[What needs to be done]
Go through the records line by line and work out how many lines hold the word "LaTeX". Answer with the number only.

[Supplied records]
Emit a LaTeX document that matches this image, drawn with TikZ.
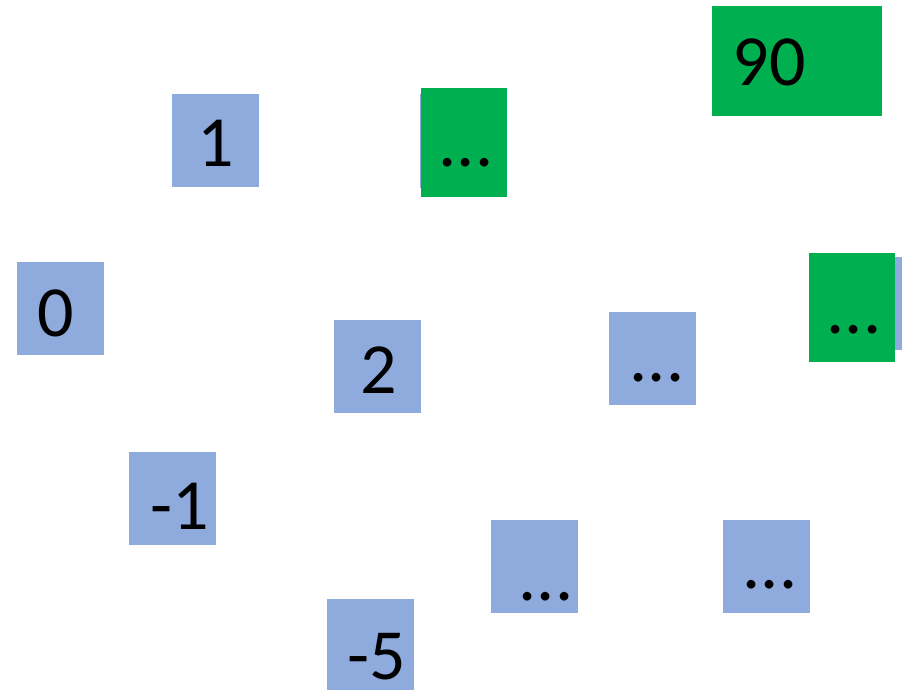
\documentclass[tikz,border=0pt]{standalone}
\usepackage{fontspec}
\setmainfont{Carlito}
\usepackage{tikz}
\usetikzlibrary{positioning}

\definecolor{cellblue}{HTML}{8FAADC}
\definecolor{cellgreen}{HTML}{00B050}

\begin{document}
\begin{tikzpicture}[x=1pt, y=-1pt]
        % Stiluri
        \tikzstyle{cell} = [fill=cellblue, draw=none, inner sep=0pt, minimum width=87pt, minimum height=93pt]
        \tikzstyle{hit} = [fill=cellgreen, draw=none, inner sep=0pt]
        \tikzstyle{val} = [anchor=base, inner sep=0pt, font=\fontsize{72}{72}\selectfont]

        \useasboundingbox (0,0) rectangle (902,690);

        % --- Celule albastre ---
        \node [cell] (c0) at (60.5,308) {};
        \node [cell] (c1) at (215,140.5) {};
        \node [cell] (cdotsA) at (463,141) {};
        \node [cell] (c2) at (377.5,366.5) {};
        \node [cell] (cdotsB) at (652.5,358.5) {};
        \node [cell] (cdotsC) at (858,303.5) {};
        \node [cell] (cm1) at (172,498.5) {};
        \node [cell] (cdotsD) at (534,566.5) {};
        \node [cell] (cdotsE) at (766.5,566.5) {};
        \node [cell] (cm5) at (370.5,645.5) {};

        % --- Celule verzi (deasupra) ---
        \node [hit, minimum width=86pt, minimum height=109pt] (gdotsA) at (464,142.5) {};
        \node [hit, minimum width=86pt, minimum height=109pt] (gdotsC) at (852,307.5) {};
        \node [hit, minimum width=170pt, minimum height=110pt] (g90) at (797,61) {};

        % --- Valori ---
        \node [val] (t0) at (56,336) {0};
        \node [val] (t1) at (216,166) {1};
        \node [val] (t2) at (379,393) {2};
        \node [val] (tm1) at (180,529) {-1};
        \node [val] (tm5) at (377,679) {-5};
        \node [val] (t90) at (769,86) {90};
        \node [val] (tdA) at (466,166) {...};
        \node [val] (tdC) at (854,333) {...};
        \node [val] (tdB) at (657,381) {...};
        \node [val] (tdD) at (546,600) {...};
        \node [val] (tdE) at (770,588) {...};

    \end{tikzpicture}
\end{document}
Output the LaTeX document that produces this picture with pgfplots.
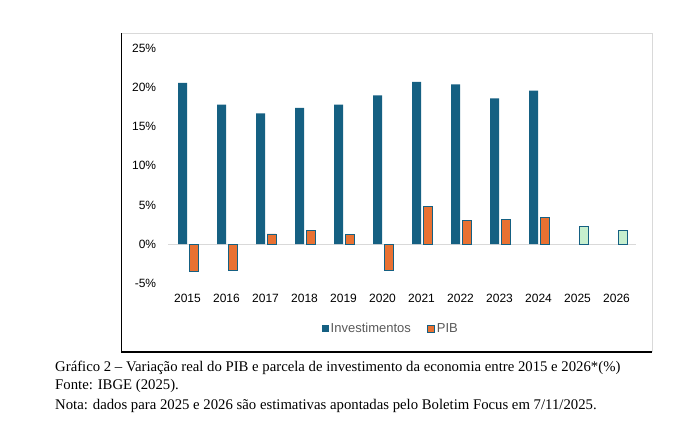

[Task response]
2